Kul da Allah’ın emirlerine itaat edip yasaklarından sakınmaya mecburdur.

İtaat etmezse kul da cezaya çarptırılır.

Kulun sahip olduğu hiç bir şey kendi malı değildir.

Alemlerin Komutanı tarafından emanet olarak verilmiştir.

O zaman Allah’ın askerinin görevi,

“Vücudunu Mûcidine feda et. Mukabilinde büyük bir fiyat alacaksın. ”

Bir asker, namaz kılan diğer askere sordu:

– Arkadaş kaçıncı asırda yaşıyoruz? Niçin kendini zahmete sokup her gün 5 defa namaz kılıyorsun.
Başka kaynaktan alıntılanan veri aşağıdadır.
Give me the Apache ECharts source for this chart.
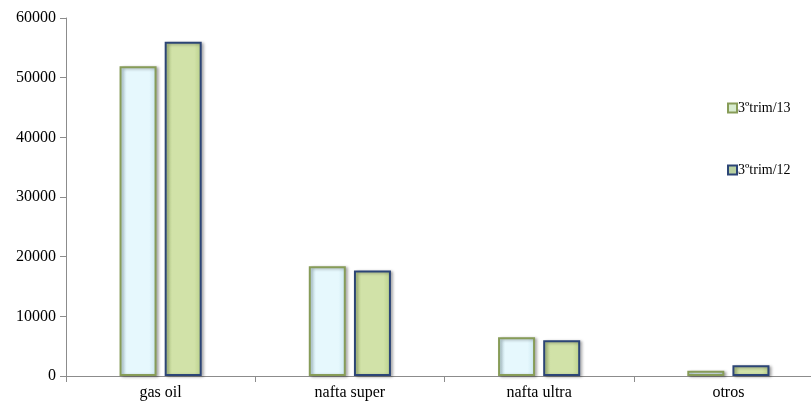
<!DOCTYPE html>
<html>
<head>
<meta charset="utf-8">
<script src="https://cdn.jsdelivr.net/npm/echarts@6/dist/echarts.min.js"></script>
<style>
html,body{margin:0;padding:0;background:#fff;overflow:hidden;}
#main{width:823px;height:404px;}
</style>
</head>
<body>
<div id="main"></div>
<script>
const categories = ['gas oil', 'nafta super', 'nafta ultra', 'otros'];
const seriesNames = ['3ºtrim/13', '3ºtrim/12'];
const trim13 = [51900, 18400, 6500, 900];
const trim12 = [56000, 17700, 6000, 1800];
const yTicks = [0, 10000, 20000, 30000, 40000, 50000, 60000];

const font = '"Liberation Serif", "Times New Roman", serif';
const chart = echarts.init(document.getElementById('main'));

function grad(edge, mid) {
  return new echarts.graphic.LinearGradient(0, 0, 1, 0, [
    {offset: 0, color: edge}, {offset: 0.2, color: mid},
    {offset: 0.8, color: mid}, {offset: 1, color: edge}
  ]);
}

chart.setOption({
  animation: false,
  backgroundColor: '#fff',
  grid: {left: 66, right: 0, top: 18, height: 358, containLabel: false},
  legend: {
    orient: 'vertical', left: 727, top: 101, itemGap: 48, padding: 0,
    itemWidth: 9, itemHeight: 9, icon: 'rect',
    textStyle: {fontFamily: font, fontSize: 14, color: '#000', padding: [0, 0, 0, -4]},
    data: [
      {name: seriesNames[0], itemStyle: {color: '#d8ecd0', borderColor: '#879c58', borderWidth: 2}},
      {name: seriesNames[1], itemStyle: {color: '#b8d0a0', borderColor: '#2c4576', borderWidth: 2}}
    ]
  },
  xAxis: {
    type: 'category', data: categories,
    axisLine: {lineStyle: {color: '#8c8c8c', width: 1}},
    axisTick: {show: true, length: 6, lineStyle: {color: '#8c8c8c'}},
    axisLabel: {fontFamily: font, fontSize: 16, color: '#000', margin: 9}
  },
  yAxis: {
    type: 'value', min: yTicks[0], max: yTicks[yTicks.length - 1], interval: 10000,
    axisLine: {show: true, lineStyle: {color: '#8c8c8c', width: 1}},
    axisTick: {show: true, length: 6, lineStyle: {color: '#8c8c8c'}},
    splitLine: {show: false},
    axisLabel: {fontFamily: font, fontSize: 16, color: '#000', margin: 10, formatter: v => String(v)}
  },
  series: [
    {
      name: seriesNames[0], type: 'bar', data: trim13,
      barWidth: 37, barGap: '22%',
      itemStyle: {
        color: grad('#c9e6ef', '#e6f8fd'),
        borderColor: '#879c58', borderWidth: 2,
        shadowColor: 'rgba(0,0,0,0.3)', shadowBlur: 3, shadowOffsetX: 2, shadowOffsetY: 1
      }
    },
    {
      name: seriesNames[1], type: 'bar', data: trim12,
      barWidth: 37,
      itemStyle: {
        color: grad('#b9cf88', '#d1e2a8'),
        borderColor: '#2c4576', borderWidth: 2,
        shadowColor: 'rgba(0,0,0,0.3)', shadowBlur: 3, shadowOffsetX: 2, shadowOffsetY: 1
      }
    }
  ]
});
</script>
</body>
</html>
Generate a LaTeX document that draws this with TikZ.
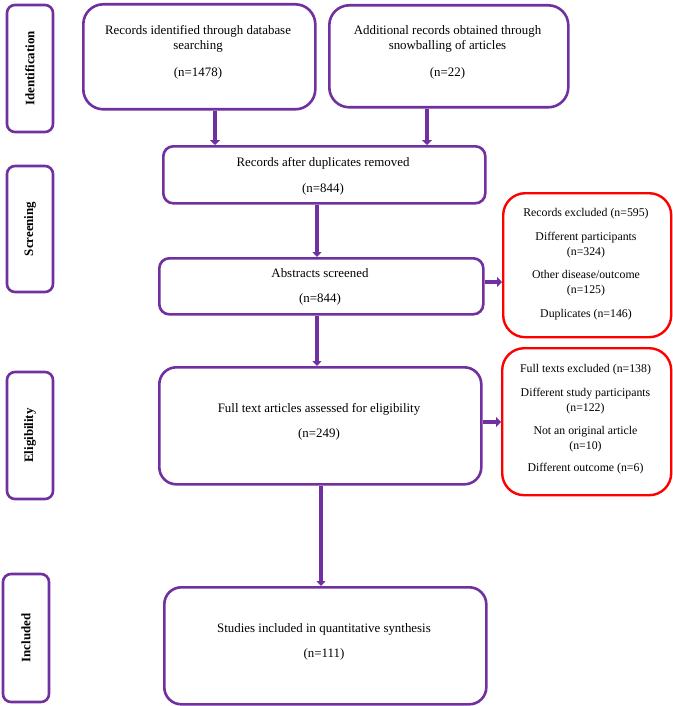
\documentclass[tikz,border=0pt]{standalone}
\usepackage{fontspec}
\setmainfont{Liberation Serif}
\usetikzlibrary{arrows.meta}
\definecolor{pp}{HTML}{7030A0}
\definecolor{rd}{HTML}{FF0000}
\begin{document}
\begin{tikzpicture}[x=1pt,y=-1pt,
  pbox/.style={draw=pp, line width=2.6pt, rounded corners=#1, inner sep=0pt, anchor=north west},
  rbox/.style={draw=rd, line width=2.4pt, rounded corners=#1, inner sep=0pt, anchor=north west},
  side/.style={draw=pp, line width=2.6pt, rounded corners=8pt, inner sep=0pt, rotate=90,
    font=\fontsize{12.9}{15}\selectfont\bfseries},
  txt/.style={inner sep=0pt, align=center, anchor=north, font=\fontsize{12.9}{15}\selectfont},
  rtxt/.style={inner sep=0pt, align=center, anchor=north, font=\fontsize{11.8}{15}\selectfont},
  arr/.style={draw=pp, line width=4.6pt, -{Triangle[width=10pt,length=5pt]}},
  arrs/.style={draw=pp, line width=4pt, -{Triangle[width=9pt,length=5pt]}}]
\useasboundingbox (0,0) rectangle (672,706);

% side labels
\node[side, minimum width=127pt, minimum height=46pt] (s1) at (30,68.5) {Identification};
\node[side, minimum width=126pt, minimum height=46pt] (s2) at (30,229) {Screening};
\node[side, minimum width=127pt, minimum height=46pt] (s3) at (30,435.5) {Eligibility};
\node[side, minimum width=128pt, minimum height=46pt] (s4) at (26,638) {Included};

% main boxes
\node[pbox=20pt, minimum width=232pt, minimum height=105pt] (b1) at (82,3) {};
\node[pbox=20pt, minimum width=239pt, minimum height=102pt] (b2) at (328,4) {};
\node[pbox=10pt, minimum width=322pt, minimum height=57pt] (b3) at (162,145) {};
\node[pbox=10pt, minimum width=324pt, minimum height=56pt] (b4) at (158,257) {};
\node[pbox=17pt, minimum width=322pt, minimum height=117pt] (b5) at (158,366) {};
\node[pbox=17pt, minimum width=322pt, minimum height=117pt] (b6) at (163,586) {};
\node[rbox=22pt, minimum width=168pt, minimum height=144pt] (r1) at (502,192) {};
\node[rbox=22pt, minimum width=169pt, minimum height=147pt] (r2) at (501,347) {};

% texts
\node[txt] (b1t) at (198,25.5) {Records identified through database\\searching\\[12pt](n=1478)};
\node[txt] (b2t) at (447.5,25.5) {Additional records obtained through\\snowballing of articles\\[12pt](n=22)};
\node[txt] (b3t) at (323,157.5) {Records after duplicates removed\\[11pt](n=844)};
\node[txt] (b4t) at (320,268.5) {Abstracts screened\\[10pt](n=844)};
\node[txt] (b5t) at (319,403.5) {Full text articles assessed for eligibility\\[10pt](n=249)};
\node[txt] (b6t) at (324,623.5) {Studies included in quantitative synthesis\\[10pt](n=111)};
\node[rtxt] (r1t) at (586,208) {Records excluded (n=595)\\[9pt]Different participants\\(n=324)\\[8pt]Other disease/outcome\\(n=125)\\[9pt]Duplicates (n=146)};
\node[rtxt] (r2t) at (585.5,364) {Full texts excluded (n=138)\\[9pt]Different study participants\\(n=122)\\[8pt]Not an original article\\(n=10)\\[7pt]Different outcome (n=6)};

% connector guide coordinates
\coordinate (x1) at (215,0);
\coordinate (x2) at (427,0);
\coordinate (x3) at (317,0);
\coordinate (x5) at (321,0);
\coordinate (y1) at (0,282);
\coordinate (y2) at (0,422);

\draw[arr] (b1.south -| x1) -- (b3.north -| x1);
\draw[arr] (b2.south -| x2) -- (b3.north -| x2);
\draw[arrs] (b3.south -| x3) -- (b4.north -| x3);
\draw[arrs] (b4.south -| x3) -- (b5.north -| x3);
\draw[arrs] (b5.south -| x5) -- (b6.north -| x5);
\draw[arr] (b4.east |- y1) -- (r1.west |- y1);
\draw[arr] (b5.east |- y2) -- (r2.west |- y2);
\end{tikzpicture}
\end{document}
Namaz kılan asker, tam o sırada uzaktan görünen teğmeni gösterdi:

– Şu insan niçin yanından geçerken toplanıyor, selam veriyor ve bütün emirlerine itaat ediyorsun. ”yat” dese yatıyor, ‘kalk’ dese kalkıyorsun? O da senin gibi iki ayağı, iki eli ve bir başı olan bir insan değil mi?’

Diğer asker cevap verdi:

-‘Evet! O da benim gibi biri insan ama rütbesi var, omuzun da yıldızı var’.

Namaz kılan askerin cevabı müthişti:

-Ey arkadaş! Sen omuzun da bir tane yıldızı var diye senin gibi bir insana itaat ediyorsun da ben, yerdeki kumlar adedince yıldızları olan ve hepsini tespih tanesi gibi kudret eliyle çeviren, sayısız rızıkları bizler veren  Allah’a niçin itaat etmeyeyim? Niçin namaz kılıp emrini yerine getirmeyeyim?  Niçin şükür etmeyeyim?

Alemlerin Komutanına iman edip, itaat etmemiz gerekmez mi?

Bu vesileyle,

Asker olan  oğluma  hayırlı görevler ve teskereler dilerken, askerliğini  yapmış olan oğluma da  hakkında her şeyin hayırlısının olmasını niyaz ederim.